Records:

* * * * *

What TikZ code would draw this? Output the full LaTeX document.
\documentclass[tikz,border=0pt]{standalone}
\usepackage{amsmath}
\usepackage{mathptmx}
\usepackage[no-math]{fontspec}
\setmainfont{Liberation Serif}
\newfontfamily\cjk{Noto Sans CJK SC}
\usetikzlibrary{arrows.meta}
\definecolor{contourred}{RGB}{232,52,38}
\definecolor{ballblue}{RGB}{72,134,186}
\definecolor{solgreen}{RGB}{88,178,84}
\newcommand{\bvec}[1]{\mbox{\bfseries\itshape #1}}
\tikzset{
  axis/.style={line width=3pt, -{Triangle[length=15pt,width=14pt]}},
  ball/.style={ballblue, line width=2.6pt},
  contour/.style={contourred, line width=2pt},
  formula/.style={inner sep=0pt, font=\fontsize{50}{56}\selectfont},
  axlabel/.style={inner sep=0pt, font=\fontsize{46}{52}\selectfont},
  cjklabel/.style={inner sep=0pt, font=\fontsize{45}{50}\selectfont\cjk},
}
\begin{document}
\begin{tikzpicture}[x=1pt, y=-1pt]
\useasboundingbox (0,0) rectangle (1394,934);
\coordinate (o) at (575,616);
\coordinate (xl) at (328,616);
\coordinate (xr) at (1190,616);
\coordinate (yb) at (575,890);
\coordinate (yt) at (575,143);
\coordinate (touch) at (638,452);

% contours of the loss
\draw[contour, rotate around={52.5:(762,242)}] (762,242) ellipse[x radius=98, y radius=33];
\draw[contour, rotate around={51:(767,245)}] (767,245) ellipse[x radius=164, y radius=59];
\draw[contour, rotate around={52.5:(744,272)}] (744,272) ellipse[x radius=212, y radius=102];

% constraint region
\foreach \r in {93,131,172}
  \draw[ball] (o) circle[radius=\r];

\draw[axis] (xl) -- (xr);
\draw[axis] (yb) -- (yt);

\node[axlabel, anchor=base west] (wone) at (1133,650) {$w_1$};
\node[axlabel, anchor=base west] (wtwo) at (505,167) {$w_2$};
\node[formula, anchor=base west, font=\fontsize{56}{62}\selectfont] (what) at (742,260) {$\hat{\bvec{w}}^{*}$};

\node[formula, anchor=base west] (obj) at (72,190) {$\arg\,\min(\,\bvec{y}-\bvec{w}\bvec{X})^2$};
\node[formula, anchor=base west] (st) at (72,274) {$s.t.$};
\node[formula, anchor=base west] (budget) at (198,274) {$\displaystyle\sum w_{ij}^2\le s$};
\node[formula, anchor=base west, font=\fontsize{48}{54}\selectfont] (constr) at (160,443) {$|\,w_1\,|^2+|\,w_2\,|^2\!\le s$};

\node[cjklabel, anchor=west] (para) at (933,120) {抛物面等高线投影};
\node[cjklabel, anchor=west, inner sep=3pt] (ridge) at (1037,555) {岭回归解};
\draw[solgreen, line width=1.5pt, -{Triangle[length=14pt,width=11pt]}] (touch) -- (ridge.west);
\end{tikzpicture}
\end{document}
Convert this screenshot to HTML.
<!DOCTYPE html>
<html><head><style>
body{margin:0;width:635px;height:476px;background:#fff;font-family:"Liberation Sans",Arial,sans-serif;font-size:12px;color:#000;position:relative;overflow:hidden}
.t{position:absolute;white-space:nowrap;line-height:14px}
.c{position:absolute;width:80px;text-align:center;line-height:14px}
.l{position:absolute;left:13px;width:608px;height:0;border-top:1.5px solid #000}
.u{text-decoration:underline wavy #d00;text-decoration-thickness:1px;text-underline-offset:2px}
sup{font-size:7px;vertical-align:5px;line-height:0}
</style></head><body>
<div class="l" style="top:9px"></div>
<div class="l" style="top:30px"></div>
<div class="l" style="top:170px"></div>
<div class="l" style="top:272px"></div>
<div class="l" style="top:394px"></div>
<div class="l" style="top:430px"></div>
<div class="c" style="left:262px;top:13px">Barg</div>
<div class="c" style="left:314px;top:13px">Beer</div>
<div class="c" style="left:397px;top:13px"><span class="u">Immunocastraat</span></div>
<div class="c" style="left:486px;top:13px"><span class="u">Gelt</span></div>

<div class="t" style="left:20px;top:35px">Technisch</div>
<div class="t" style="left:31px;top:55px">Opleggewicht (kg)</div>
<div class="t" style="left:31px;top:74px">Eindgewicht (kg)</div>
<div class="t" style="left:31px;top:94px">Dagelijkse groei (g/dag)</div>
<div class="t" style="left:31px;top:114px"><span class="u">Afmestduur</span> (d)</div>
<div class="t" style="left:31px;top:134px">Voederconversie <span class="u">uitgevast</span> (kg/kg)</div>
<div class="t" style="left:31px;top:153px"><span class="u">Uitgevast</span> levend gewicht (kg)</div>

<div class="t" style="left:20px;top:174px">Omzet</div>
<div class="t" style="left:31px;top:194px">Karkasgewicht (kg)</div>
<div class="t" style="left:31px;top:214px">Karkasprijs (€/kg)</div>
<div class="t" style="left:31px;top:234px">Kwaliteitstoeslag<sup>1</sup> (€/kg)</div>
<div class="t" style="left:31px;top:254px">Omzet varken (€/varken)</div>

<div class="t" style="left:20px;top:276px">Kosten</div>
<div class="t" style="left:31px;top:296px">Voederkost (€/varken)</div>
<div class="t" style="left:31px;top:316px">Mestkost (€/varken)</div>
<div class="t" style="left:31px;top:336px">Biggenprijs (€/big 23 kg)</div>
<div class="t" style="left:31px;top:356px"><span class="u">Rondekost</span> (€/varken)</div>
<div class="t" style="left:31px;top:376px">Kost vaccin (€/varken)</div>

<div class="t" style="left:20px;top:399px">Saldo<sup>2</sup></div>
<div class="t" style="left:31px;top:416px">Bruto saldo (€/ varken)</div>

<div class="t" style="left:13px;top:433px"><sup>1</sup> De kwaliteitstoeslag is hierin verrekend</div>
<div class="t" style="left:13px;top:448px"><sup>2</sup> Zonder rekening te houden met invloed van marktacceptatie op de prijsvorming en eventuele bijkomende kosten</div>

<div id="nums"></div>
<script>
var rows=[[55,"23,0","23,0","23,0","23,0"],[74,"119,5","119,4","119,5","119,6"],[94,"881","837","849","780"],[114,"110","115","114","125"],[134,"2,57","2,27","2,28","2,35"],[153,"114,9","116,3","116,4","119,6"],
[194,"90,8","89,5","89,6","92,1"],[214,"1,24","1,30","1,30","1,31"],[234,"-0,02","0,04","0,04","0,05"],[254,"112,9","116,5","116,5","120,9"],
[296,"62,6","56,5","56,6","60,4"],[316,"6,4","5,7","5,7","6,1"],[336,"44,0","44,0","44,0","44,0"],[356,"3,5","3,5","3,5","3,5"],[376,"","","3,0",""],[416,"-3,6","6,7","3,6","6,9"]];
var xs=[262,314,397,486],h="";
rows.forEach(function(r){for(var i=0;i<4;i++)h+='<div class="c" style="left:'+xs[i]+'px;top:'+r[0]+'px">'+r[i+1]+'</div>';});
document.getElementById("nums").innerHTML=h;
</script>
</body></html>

* * * * *

**Exercise details**
Copy out all the entries shown above, character for character.

**Solution**
What TikZ code would draw this? Output the full LaTeX document.
\documentclass[tikz,border=0pt]{standalone}
\usepackage{amsmath}
\usepackage{mathptmx}
\usepackage[no-math]{fontspec}
\setmainfont{Liberation Serif}
\newfontfamily\cjk{Noto Sans CJK SC}
\usetikzlibrary{arrows.meta}
\definecolor{contourred}{RGB}{232,52,38}
\definecolor{ballblue}{RGB}{72,134,186}
\definecolor{solgreen}{RGB}{88,178,84}
\newcommand{\bvec}[1]{\mbox{\bfseries\itshape #1}}
\tikzset{
  axis/.style={line width=3pt, -{Triangle[length=15pt,width=14pt]}},
  ball/.style={ballblue, line width=2.6pt},
  contour/.style={contourred, line width=2pt},
  formula/.style={inner sep=0pt, font=\fontsize{50}{56}\selectfont},
  axlabel/.style={inner sep=0pt, font=\fontsize{46}{52}\selectfont},
  cjklabel/.style={inner sep=0pt, font=\fontsize{45}{50}\selectfont\cjk},
}
\begin{document}
\begin{tikzpicture}[x=1pt, y=-1pt]
\useasboundingbox (0,0) rectangle (1394,934);
\coordinate (o) at (575,616);
\coordinate (xl) at (328,616);
\coordinate (xr) at (1190,616);
\coordinate (yb) at (575,890);
\coordinate (yt) at (575,143);
\coordinate (touch) at (638,452);

% contours of the loss
\draw[contour, rotate around={52.5:(762,242)}] (762,242) ellipse[x radius=98, y radius=33];
\draw[contour, rotate around={51:(767,245)}] (767,245) ellipse[x radius=164, y radius=59];
\draw[contour, rotate around={52.5:(744,272)}] (744,272) ellipse[x radius=212, y radius=102];

% constraint region
\foreach \r in {93,131,172}
  \draw[ball] (o) circle[radius=\r];

\draw[axis] (xl) -- (xr);
\draw[axis] (yb) -- (yt);

\node[axlabel, anchor=base west] (wone) at (1133,650) {$w_1$};
\node[axlabel, anchor=base west] (wtwo) at (505,167) {$w_2$};
\node[formula, anchor=base west, font=\fontsize{56}{62}\selectfont] (what) at (742,260) {$\hat{\bvec{w}}^{*}$};

\node[formula, anchor=base west] (obj) at (72,190) {$\arg\,\min(\,\bvec{y}-\bvec{w}\bvec{X})^2$};
\node[formula, anchor=base west] (st) at (72,274) {$s.t.$};
\node[formula, anchor=base west] (budget) at (198,274) {$\displaystyle\sum w_{ij}^2\le s$};
\node[formula, anchor=base west, font=\fontsize{48}{54}\selectfont] (constr) at (160,443) {$|\,w_1\,|^2+|\,w_2\,|^2\!\le s$};

\node[cjklabel, anchor=west] (para) at (933,120) {抛物面等高线投影};
\node[cjklabel, anchor=west, inner sep=3pt] (ridge) at (1037,555) {岭回归解};
\draw[solgreen, line width=1.5pt, -{Triangle[length=14pt,width=11pt]}] (touch) -- (ridge.west);
\end{tikzpicture}
\end{document}
Convert this screenshot to HTML.
<!DOCTYPE html>
<html><head><style>
body{margin:0;width:635px;height:476px;background:#fff;font-family:"Liberation Sans",Arial,sans-serif;font-size:12px;color:#000;position:relative;overflow:hidden}
.t{position:absolute;white-space:nowrap;line-height:14px}
.c{position:absolute;width:80px;text-align:center;line-height:14px}
.l{position:absolute;left:13px;width:608px;height:0;border-top:1.5px solid #000}
.u{text-decoration:underline wavy #d00;text-decoration-thickness:1px;text-underline-offset:2px}
sup{font-size:7px;vertical-align:5px;line-height:0}
</style></head><body>
<div class="l" style="top:9px"></div>
<div class="l" style="top:30px"></div>
<div class="l" style="top:170px"></div>
<div class="l" style="top:272px"></div>
<div class="l" style="top:394px"></div>
<div class="l" style="top:430px"></div>
<div class="c" style="left:262px;top:13px">Barg</div>
<div class="c" style="left:314px;top:13px">Beer</div>
<div class="c" style="left:397px;top:13px"><span class="u">Immunocastraat</span></div>
<div class="c" style="left:486px;top:13px"><span class="u">Gelt</span></div>

<div class="t" style="left:20px;top:35px">Technisch</div>
<div class="t" style="left:31px;top:55px">Opleggewicht (kg)</div>
<div class="t" style="left:31px;top:74px">Eindgewicht (kg)</div>
<div class="t" style="left:31px;top:94px">Dagelijkse groei (g/dag)</div>
<div class="t" style="left:31px;top:114px"><span class="u">Afmestduur</span> (d)</div>
<div class="t" style="left:31px;top:134px">Voederconversie <span class="u">uitgevast</span> (kg/kg)</div>
<div class="t" style="left:31px;top:153px"><span class="u">Uitgevast</span> levend gewicht (kg)</div>

<div class="t" style="left:20px;top:174px">Omzet</div>
<div class="t" style="left:31px;top:194px">Karkasgewicht (kg)</div>
<div class="t" style="left:31px;top:214px">Karkasprijs (€/kg)</div>
<div class="t" style="left:31px;top:234px">Kwaliteitstoeslag<sup>1</sup> (€/kg)</div>
<div class="t" style="left:31px;top:254px">Omzet varken (€/varken)</div>

<div class="t" style="left:20px;top:276px">Kosten</div>
<div class="t" style="left:31px;top:296px">Voederkost (€/varken)</div>
<div class="t" style="left:31px;top:316px">Mestkost (€/varken)</div>
<div class="t" style="left:31px;top:336px">Biggenprijs (€/big 23 kg)</div>
<div class="t" style="left:31px;top:356px"><span class="u">Rondekost</span> (€/varken)</div>
<div class="t" style="left:31px;top:376px">Kost vaccin (€/varken)</div>

<div class="t" style="left:20px;top:399px">Saldo<sup>2</sup></div>
<div class="t" style="left:31px;top:416px">Bruto saldo (€/ varken)</div>

<div class="t" style="left:13px;top:433px"><sup>1</sup> De kwaliteitstoeslag is hierin verrekend</div>
<div class="t" style="left:13px;top:448px"><sup>2</sup> Zonder rekening te houden met invloed van marktacceptatie op de prijsvorming en eventuele bijkomende kosten</div>

<div id="nums"></div>
<script>
var rows=[[55,"23,0","23,0","23,0","23,0"],[74,"119,5","119,4","119,5","119,6"],[94,"881","837","849","780"],[114,"110","115","114","125"],[134,"2,57","2,27","2,28","2,35"],[153,"114,9","116,3","116,4","119,6"],
[194,"90,8","89,5","89,6","92,1"],[214,"1,24","1,30","1,30","1,31"],[234,"-0,02","0,04","0,04","0,05"],[254,"112,9","116,5","116,5","120,9"],
[296,"62,6","56,5","56,6","60,4"],[316,"6,4","5,7","5,7","6,1"],[336,"44,0","44,0","44,0","44,0"],[356,"3,5","3,5","3,5","3,5"],[376,"","","3,0",""],[416,"-3,6","6,7","3,6","6,9"]];
var xs=[262,314,397,486],h="";
rows.forEach(function(r){for(var i=0;i<4;i++)h+='<div class="c" style="left:'+xs[i]+'px;top:'+r[0]+'px">'+r[i+1]+'</div>';});
document.getElementById("nums").innerHTML=h;
</script>
</body></html>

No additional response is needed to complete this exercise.